That he was a man of some means, was evinced by the fact that he owned his home, paid as he went, contributed freely to local charities, had three or four good horses, kept and bred dogs, farmed his land for pleasure rather than profit, and displayed a love of sport by his interest in the county and local fairs and horse shows. At the same time he had evidently retired from active business life, as he only went to the city one day in the week, as any man of leisure might, who, though loving an out-of-door life, did not wish to cut entirely loose from old associations.

For the rest, though he was referred to familiarly as Tom Scott by all the men of his own age, and a good many of the younger ones, and considered by all a square fellow, not one, if they had been questioned about the matter, could have told from whence he came, or that his previous occupation had in any way been mentioned.

When a new family comes to Oaklands, the natives have three tests by which the strangers are graded and accorded citizenship in one of several degrees, the first being financial, the second, moral, and the third, social. Have they paid for their house in full, or is it held on mortgage? Will they take a church pew, and if so, in which one of the four churches? Does the man of the family wear a collar, tie, and coat when at rest in the bosom of his family?—appearing in shirtsleeves upon the front porch, even of a hot summer evening, no longer being permitted by the rising generation of daughters trained at the Bridgeton High School.
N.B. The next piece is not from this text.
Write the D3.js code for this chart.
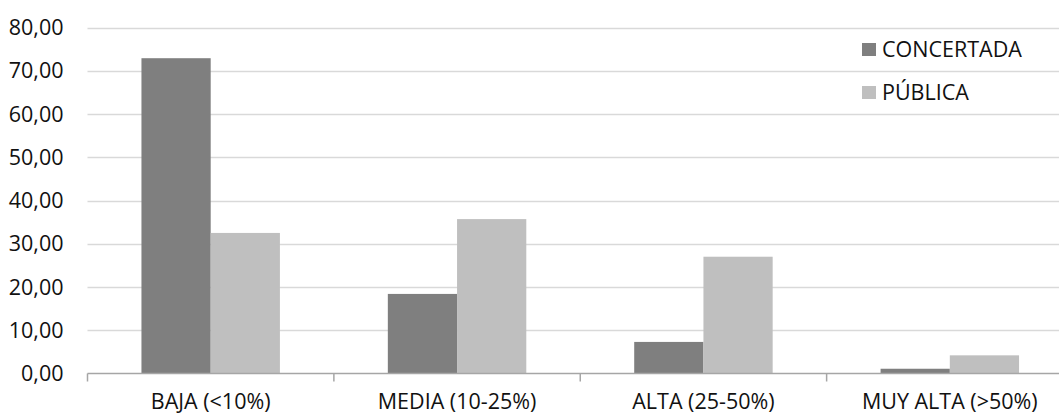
<!DOCTYPE html>
<html>
<head>
<meta charset="utf-8">
<script src="https://cdn.jsdelivr.net/npm/d3@7"></script>
<style>
  body { margin: 0; background: #fff; }
  text { font-family: "Open Sans", sans-serif; }
</style>
</head>
<body>
<script>
const categories = ["BAJA (<10%)", "MEDIA (10-25%)", "ALTA (25-50%)", "MUY ALTA (>50%)"];
const seriesNames = ["CONCERTADA", "PÚBLICA"];
const concertada = [72.9, 18.4, 7.3, 1.1];
const publica = [32.5, 35.7, 27.0, 4.2];
const yTicks = [0, 10, 20, 30, 40, 50, 60, 70, 80];
const colors = ["#7f7f7f", "#bfbfbf"];

const width = 1059, height = 415;
const plotLeft = 87.5, plotRight = 1073, plotTop = 27.5, plotBottom = 373.5;
const fontSize = "21.5px";

const svg = d3.select("body").append("svg")
    .attr("width", width)
    .attr("height", height);

const y = d3.scaleLinear().domain([0, 80]).range([plotBottom, plotTop]);
const x0 = d3.scaleBand().domain(categories).range([plotLeft, plotRight]);
const bw = x0.bandwidth();
const x1 = d3.scaleBand().domain(seriesNames).range([bw * 0.219, bw * 0.781]);

// gridlines
svg.append("g")
    .selectAll("line")
    .data(yTicks.filter(d => d > 0))
    .enter()
    .append("line")
    .attr("x1", plotLeft)
    .attr("x2", plotRight)
    .attr("y1", d => Math.round(y(d)) + 0.5)
    .attr("y2", d => Math.round(y(d)) + 0.5)
    .attr("stroke", "#d9d9d9")
    .attr("stroke-width", 1.5);

// y labels
svg.append("g")
    .selectAll("text")
    .data(yTicks)
    .enter()
    .append("text")
    .attr("x", 63.5)
    .attr("y", d => y(d))
    .attr("dy", "0.36em")
    .attr("text-anchor", "end")
    .style("font-size", fontSize)
    .style("fill", "#111")
    .text(d => d3.format(".2f")(d).replace(".", ","));

// bars
const data = categories.map((c, i) => ({ cat: c, vals: [concertada[i], publica[i]] }));
const groups = svg.append("g")
    .selectAll("g")
    .data(data)
    .enter()
    .append("g")
    .attr("transform", d => `translate(${x0(d.cat)},0)`);

groups.selectAll("rect")
    .data(d => d.vals.map((v, j) => ({ name: seriesNames[j], v: v, j: j })))
    .enter()
    .append("rect")
    .attr("x", d => x1(d.name))
    .attr("width", x1.bandwidth())
    .attr("y", d => y(d.v))
    .attr("height", d => plotBottom - y(d.v))
    .attr("fill", d => colors[d.j]);

// x axis
const xAxis = svg.append("g");
xAxis.append("line")
    .attr("x1", plotLeft).attr("x2", plotRight)
    .attr("y1", plotBottom).attr("y2", plotBottom)
    .attr("stroke", "#a6a6a6")
    .attr("stroke-width", 1.5);

xAxis.selectAll("line.tick")
    .data(categories)
    .enter()
    .append("line")
    .attr("class", "tick")
    .attr("x1", d => x0(d))
    .attr("x2", d => x0(d))
    .attr("y1", plotBottom)
    .attr("y2", plotBottom + 8)
    .attr("stroke", "#a6a6a6")
    .attr("stroke-width", 1.5);

xAxis.selectAll("text")
    .data(categories)
    .enter()
    .append("text")
    .attr("x", d => x0(d) + bw / 2)
    .attr("y", 408.5)
    .attr("text-anchor", "middle")
    .style("font-size", fontSize)
    .style("fill", "#111")
    .text(d => d);

// legend
const legend = svg.append("g")
    .selectAll("g")
    .data(seriesNames)
    .enter()
    .append("g")
    .attr("transform", (d, i) => `translate(862,${43 + i * 43})`);

legend.append("rect")
    .attr("width", 14)
    .attr("height", 13)
    .attr("fill", (d, i) => colors[i]);

legend.append("text")
    .attr("x", 20)
    .attr("y", 6.5)
    .attr("dy", "0.36em")
    .style("font-size", fontSize)
    .style("fill", "#111")
    .text(d => d);
</script>
</body>
</html>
The Scotts had passed the tests in a manner satisfactory to all, immediately taking a pew, neither aggressively toward the front, nor yet economically in the rear, in our equivalent of the Established Church, of which, it seemed, they were all members. Thus the only questioning murmurs that had ever arisen about the head of the family came from a few discontented people who had considered Tom Scott an inexperienced city man of money, and therefore had tried, but tried in vain, to sell him either an unsound horse, badly cured hay, or other farm produce of poor quality, but at a price above the market rates. To these Scott quickly showed so much horse lore, and such a shrewd and experienced side to his character in general, that they voiced the opinion between themselves that he wasn’t, in their judgment, what he seemed to be, and that if it were known how and where he made his money—“well, gambling and horse-racing had made many a fortune, and the ’Piscopals should go slow before they committed themselves to his iniquities and asked him to pass the plate.”

Few guests from outside ever went to the Queen Anne villa, and though Mrs. Scott and her daughters joined in the milder social diversions of the village, it was suddenly announced, the fall after they graduated from the high school and something in the nature of a party was expected of them, that mother and daughters were going to the old country to spend Christmas, but that Tom Scott himself would stay behind and keep bachelor’s hall. Then again the murmurers said: “Why doesn’t he go with them? Has he done anything that prevents his going home?”

It was a little after this time that Scott, an inveterate home lover, and now lonely and hungering for companionship, appeared at the Pharmacy, his mantle of reserve replaced by an almost garrulous familiarity. His first act was to buy a box of really fine cigars, which he passed about freely among his fellows, only frowning at the one outsider, a drummer, who, pushing his way into the group, prepared to take a fistful at once. “Slow, young man, go slow,” Scott said deliberately, measuring the fellow with a single sweep of the eye; “when you ask a gentleman to drink, he doesn’t fill five glasses before he empties the first, does he?”

The drummer slunk back with an exclamation half impertinent, half apologetic, and at that moment the door was flung open, and Martin Cortright entered, agitation written on every feature of his usually calm student face; going directly to the proprietor, who was leaning over the soda-water counter, he called in a voice very unlike his usual quiet tones:—

“Give me some rough-on-rats, and any other poison you have; if they die in the house, and we have to leave, so be it. My patience is exhausted. To-day, while we were out driving, the rats, or a rat, actually got into my little book room, though it has a hardwood floor and high wainscot, and gnawed the corner off the antique leather binding of my ‘Denton’s History of New York’; if this continues, imagine the condition of my library!”

“Why don’t you cover all the food in the house and try traps, Mr. Cortright?” asked Tom Scott, turning abruptly from the group who were discussing the merits of a litter of bull pups that were asleep in a box behind the candy counter.

“Traps!” ejaculated Martin. “We have tried five different kinds, and rats managed to take the bait from four, without snapping the springs, and the fifth, the wire-cage variety, they must have rolled about the kitchen like a toy, for we found it in a corner standing on end. My belief is, Mr. Scott, that intelligence in rats varies, as it does in human beings, and that these particular specimens are what might be called intellectual, and are only to be circumvented and trapped, if at all, by some one who understands their own methods. How do they get into the house? The foundations are solid, the cellar plastered, and with a cement floor that shows no holes, and yet in the space of a month there is hardly a door in the house that does not show the marks of their teeth.”